■ Records provided

----

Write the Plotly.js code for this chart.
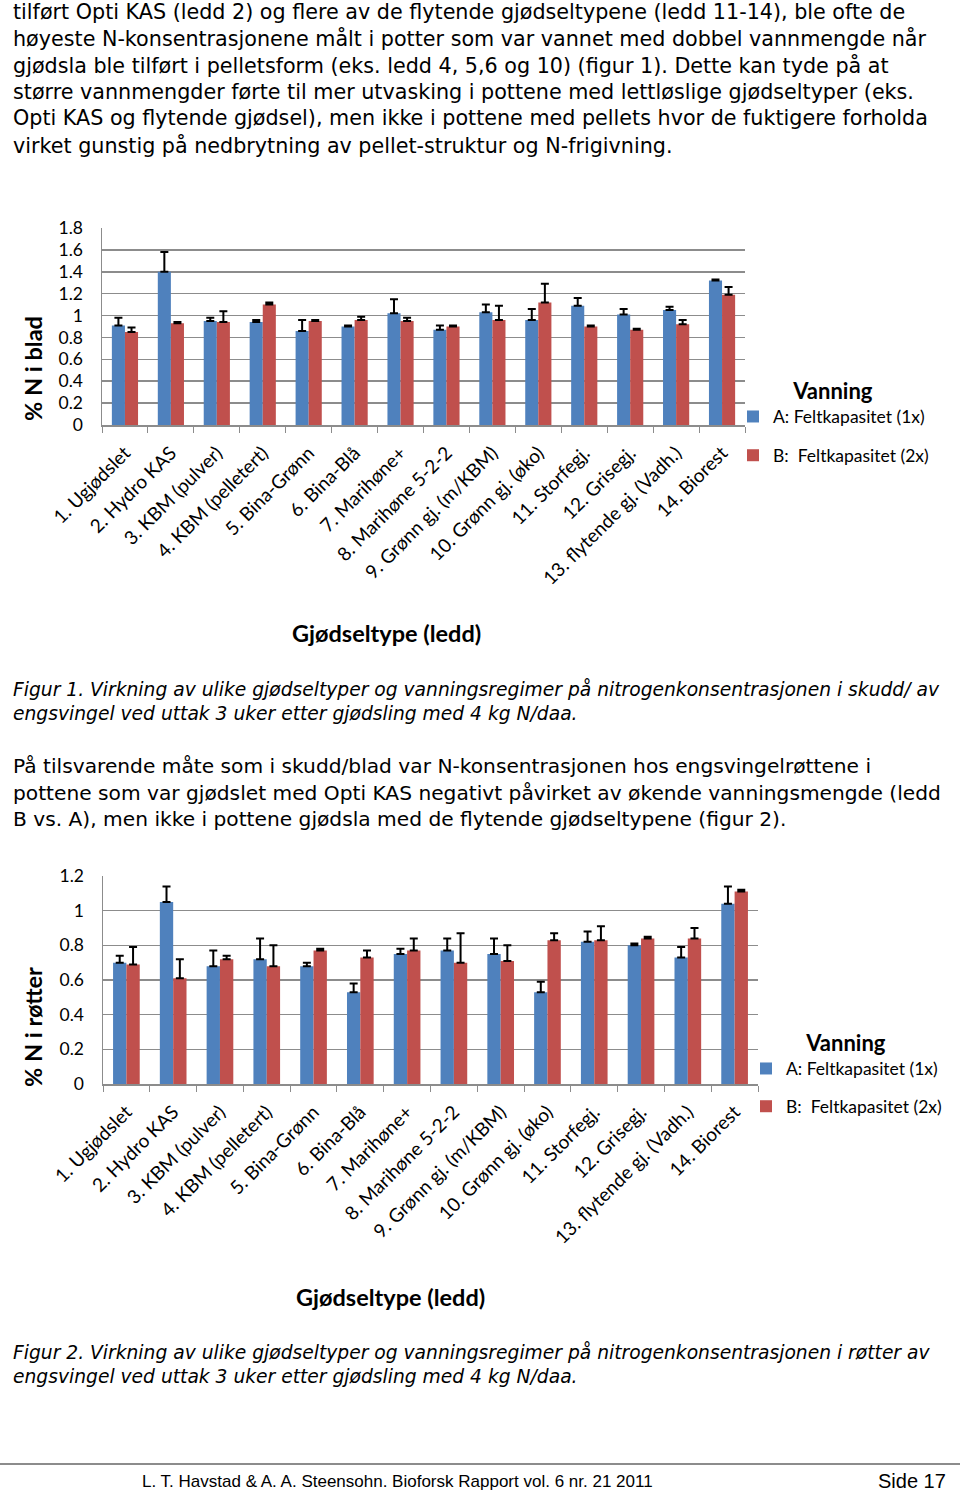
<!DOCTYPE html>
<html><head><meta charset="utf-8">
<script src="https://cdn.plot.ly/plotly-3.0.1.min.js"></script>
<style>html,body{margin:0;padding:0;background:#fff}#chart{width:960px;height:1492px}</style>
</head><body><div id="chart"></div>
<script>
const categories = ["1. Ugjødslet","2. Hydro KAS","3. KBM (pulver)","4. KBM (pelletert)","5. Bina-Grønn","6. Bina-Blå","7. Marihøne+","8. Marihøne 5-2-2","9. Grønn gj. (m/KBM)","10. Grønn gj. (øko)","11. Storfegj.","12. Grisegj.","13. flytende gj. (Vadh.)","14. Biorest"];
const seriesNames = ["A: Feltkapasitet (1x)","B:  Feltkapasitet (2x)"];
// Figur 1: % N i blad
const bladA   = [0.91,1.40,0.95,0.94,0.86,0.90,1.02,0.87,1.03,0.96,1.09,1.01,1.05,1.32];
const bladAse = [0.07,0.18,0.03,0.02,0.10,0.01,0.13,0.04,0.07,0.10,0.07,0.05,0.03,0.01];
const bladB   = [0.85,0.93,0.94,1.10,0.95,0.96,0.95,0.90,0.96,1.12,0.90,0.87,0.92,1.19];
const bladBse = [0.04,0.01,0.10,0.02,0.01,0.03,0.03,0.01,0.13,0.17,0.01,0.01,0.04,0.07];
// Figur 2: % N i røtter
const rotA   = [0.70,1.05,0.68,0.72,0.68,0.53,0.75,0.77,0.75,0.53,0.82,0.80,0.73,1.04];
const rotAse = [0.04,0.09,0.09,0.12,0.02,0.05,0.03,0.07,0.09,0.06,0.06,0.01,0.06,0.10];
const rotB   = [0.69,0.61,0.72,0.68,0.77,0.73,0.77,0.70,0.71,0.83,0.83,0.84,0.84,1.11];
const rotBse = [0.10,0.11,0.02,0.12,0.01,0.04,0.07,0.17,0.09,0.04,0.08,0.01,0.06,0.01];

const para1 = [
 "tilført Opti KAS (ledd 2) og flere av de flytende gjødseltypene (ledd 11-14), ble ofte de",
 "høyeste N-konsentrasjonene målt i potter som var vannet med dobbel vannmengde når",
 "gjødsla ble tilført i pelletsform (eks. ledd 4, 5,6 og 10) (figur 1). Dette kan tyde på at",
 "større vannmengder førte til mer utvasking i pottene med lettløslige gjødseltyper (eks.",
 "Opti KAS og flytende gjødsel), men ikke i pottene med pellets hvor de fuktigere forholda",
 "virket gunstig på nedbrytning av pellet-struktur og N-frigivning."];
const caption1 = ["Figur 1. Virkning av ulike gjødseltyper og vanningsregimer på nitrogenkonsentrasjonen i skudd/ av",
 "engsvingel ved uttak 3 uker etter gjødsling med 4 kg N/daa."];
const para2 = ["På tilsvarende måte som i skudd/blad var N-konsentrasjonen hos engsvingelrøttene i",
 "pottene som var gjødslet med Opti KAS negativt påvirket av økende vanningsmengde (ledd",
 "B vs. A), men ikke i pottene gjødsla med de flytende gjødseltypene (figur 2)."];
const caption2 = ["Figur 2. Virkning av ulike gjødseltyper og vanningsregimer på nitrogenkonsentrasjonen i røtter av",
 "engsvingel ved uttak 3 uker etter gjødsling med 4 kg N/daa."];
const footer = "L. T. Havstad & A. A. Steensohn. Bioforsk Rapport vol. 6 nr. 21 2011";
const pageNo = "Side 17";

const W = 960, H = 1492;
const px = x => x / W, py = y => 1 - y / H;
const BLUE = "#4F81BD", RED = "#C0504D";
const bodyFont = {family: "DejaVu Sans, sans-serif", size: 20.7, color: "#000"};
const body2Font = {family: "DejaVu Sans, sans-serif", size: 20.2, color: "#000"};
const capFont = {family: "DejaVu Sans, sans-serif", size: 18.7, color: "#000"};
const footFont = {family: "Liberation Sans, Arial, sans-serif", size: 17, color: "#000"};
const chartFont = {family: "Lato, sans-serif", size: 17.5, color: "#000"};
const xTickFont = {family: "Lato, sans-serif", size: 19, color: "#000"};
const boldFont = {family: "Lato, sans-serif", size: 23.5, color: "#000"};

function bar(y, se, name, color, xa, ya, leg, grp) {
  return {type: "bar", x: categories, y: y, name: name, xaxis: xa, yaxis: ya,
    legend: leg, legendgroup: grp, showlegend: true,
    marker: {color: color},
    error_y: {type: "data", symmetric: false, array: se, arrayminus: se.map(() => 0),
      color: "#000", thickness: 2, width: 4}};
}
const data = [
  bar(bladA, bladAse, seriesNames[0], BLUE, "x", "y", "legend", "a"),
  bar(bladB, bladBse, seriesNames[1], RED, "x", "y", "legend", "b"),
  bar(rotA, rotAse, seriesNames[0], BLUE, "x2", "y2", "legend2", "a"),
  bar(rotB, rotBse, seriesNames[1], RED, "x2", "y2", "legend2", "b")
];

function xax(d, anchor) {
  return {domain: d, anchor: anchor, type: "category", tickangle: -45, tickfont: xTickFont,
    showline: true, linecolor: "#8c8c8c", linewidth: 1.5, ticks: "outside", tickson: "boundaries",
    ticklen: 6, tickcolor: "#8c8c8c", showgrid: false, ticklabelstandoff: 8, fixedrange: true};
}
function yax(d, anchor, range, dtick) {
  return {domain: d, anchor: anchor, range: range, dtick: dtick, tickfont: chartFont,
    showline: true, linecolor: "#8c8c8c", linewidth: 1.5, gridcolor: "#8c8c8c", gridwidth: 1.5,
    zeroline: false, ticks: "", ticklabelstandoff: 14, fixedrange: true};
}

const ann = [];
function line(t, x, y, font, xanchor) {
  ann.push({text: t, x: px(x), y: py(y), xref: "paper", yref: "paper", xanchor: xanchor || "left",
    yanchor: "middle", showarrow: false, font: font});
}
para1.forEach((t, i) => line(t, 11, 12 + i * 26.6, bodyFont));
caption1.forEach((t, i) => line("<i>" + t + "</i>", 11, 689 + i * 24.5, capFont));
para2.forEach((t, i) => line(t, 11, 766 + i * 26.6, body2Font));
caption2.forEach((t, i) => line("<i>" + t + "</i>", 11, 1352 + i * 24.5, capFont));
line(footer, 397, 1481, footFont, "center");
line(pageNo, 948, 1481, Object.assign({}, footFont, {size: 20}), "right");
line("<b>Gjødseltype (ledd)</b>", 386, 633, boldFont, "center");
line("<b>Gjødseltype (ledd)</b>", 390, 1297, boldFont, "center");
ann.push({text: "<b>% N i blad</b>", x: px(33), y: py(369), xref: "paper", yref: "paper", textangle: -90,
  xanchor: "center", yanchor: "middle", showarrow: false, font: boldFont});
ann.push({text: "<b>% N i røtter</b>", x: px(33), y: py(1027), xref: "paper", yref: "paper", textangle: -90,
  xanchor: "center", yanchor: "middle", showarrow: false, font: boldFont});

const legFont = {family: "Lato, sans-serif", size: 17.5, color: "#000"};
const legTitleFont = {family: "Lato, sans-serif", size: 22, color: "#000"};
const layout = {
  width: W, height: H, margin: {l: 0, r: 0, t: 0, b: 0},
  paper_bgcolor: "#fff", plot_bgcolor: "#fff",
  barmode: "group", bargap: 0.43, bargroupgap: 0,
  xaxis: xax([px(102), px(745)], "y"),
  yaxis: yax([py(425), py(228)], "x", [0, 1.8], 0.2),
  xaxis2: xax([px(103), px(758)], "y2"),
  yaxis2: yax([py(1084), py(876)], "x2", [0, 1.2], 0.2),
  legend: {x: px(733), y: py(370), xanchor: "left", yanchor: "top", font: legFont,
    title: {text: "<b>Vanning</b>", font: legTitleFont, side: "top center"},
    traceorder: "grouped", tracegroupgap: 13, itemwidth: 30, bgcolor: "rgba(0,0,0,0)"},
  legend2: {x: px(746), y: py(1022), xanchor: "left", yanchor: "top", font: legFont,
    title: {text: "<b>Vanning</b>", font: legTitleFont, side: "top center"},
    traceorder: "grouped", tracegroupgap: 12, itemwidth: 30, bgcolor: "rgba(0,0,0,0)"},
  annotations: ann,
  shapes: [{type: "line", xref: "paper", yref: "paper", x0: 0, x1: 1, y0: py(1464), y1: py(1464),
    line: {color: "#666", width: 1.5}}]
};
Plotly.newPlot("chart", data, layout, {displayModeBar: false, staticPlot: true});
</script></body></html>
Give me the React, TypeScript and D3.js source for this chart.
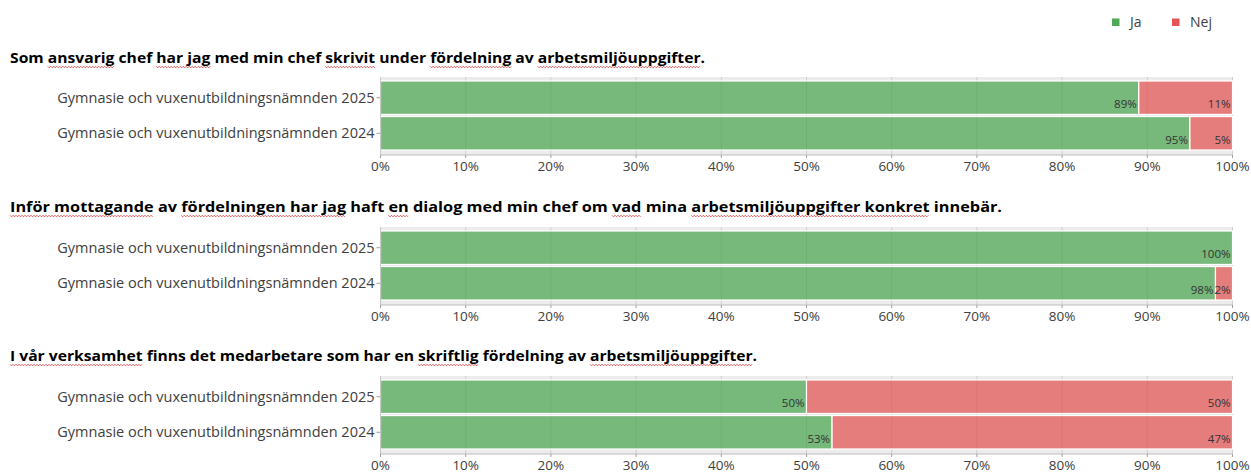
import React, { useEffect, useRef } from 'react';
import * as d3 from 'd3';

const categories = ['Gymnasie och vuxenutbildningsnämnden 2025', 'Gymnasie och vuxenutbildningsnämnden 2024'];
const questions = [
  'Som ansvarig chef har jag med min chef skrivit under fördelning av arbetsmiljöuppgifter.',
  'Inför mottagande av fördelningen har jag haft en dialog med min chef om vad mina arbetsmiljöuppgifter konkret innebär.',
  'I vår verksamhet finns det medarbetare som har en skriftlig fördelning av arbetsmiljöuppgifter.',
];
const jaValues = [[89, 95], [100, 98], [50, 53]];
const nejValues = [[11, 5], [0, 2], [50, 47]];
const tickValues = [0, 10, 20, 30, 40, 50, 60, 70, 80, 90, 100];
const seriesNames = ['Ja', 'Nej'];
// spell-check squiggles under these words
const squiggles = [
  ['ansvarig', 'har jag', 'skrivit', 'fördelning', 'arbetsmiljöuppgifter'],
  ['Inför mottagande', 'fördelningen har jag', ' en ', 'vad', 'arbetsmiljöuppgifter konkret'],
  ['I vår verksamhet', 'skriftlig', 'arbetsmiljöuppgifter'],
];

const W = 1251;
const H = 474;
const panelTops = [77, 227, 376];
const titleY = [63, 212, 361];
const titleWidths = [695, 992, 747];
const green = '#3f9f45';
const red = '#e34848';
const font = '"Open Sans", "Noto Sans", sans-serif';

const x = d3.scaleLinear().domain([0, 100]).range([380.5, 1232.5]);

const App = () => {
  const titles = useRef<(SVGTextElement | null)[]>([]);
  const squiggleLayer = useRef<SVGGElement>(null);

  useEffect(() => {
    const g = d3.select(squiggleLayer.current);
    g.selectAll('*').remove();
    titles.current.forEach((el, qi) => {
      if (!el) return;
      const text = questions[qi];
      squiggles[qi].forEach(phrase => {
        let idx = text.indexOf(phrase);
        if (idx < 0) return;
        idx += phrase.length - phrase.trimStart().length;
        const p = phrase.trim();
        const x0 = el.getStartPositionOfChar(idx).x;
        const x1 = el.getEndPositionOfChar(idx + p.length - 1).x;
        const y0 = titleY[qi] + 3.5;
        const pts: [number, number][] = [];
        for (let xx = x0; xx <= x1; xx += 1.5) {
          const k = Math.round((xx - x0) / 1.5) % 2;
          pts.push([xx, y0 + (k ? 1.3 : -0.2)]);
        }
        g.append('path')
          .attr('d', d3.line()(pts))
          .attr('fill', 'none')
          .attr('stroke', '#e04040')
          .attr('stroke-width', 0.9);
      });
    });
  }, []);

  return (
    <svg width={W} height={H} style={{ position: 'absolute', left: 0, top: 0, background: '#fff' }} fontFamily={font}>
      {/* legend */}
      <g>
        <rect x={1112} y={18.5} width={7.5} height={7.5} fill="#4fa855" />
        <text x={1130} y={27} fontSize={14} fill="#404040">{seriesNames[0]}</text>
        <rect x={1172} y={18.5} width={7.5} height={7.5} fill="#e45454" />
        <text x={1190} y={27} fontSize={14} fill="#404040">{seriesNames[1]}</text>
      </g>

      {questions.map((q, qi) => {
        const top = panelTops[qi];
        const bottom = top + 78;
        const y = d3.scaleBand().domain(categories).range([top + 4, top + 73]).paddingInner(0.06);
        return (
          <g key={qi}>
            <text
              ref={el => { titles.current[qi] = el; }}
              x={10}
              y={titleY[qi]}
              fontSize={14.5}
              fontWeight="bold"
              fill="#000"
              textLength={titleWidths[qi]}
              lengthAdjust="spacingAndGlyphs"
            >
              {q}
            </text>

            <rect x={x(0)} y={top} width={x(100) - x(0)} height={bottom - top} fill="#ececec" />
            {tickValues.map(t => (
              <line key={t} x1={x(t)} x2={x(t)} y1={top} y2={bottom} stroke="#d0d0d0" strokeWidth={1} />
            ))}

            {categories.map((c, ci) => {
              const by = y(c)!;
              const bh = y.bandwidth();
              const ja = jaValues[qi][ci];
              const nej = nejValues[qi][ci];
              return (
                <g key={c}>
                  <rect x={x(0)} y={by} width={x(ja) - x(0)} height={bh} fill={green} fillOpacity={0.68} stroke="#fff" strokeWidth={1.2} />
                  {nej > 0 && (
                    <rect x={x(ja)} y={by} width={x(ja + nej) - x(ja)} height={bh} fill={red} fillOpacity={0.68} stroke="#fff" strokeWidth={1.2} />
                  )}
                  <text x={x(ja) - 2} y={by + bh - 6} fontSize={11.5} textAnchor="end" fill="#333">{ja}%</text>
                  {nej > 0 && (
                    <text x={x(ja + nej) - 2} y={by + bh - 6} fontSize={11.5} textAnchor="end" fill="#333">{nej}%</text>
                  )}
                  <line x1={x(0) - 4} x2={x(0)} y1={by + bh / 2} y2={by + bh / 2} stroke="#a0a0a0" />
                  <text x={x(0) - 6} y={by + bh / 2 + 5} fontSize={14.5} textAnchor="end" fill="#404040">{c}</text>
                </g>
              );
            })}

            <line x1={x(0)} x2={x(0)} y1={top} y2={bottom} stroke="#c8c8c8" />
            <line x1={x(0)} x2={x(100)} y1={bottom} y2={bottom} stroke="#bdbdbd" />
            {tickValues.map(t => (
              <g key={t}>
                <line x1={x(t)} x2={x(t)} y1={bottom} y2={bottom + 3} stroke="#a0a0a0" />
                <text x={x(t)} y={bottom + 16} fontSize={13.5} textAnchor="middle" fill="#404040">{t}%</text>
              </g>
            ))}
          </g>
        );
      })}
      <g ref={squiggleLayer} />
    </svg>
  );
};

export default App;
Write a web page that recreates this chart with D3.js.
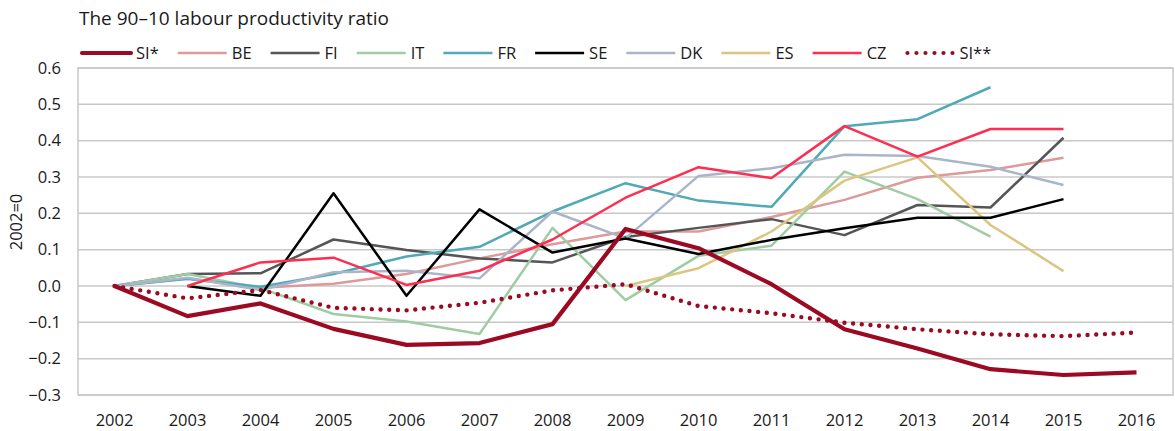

----

■ Task details
Repeat the lines between those holding "Give me the" and "import * as d3 from 'd3';", inclusive. Pictures stay out.

■ Reply to the exercise
Give me the React, TypeScript and D3.js source for this chart.
import React, { useEffect, useRef } from 'react';
import * as d3 from 'd3';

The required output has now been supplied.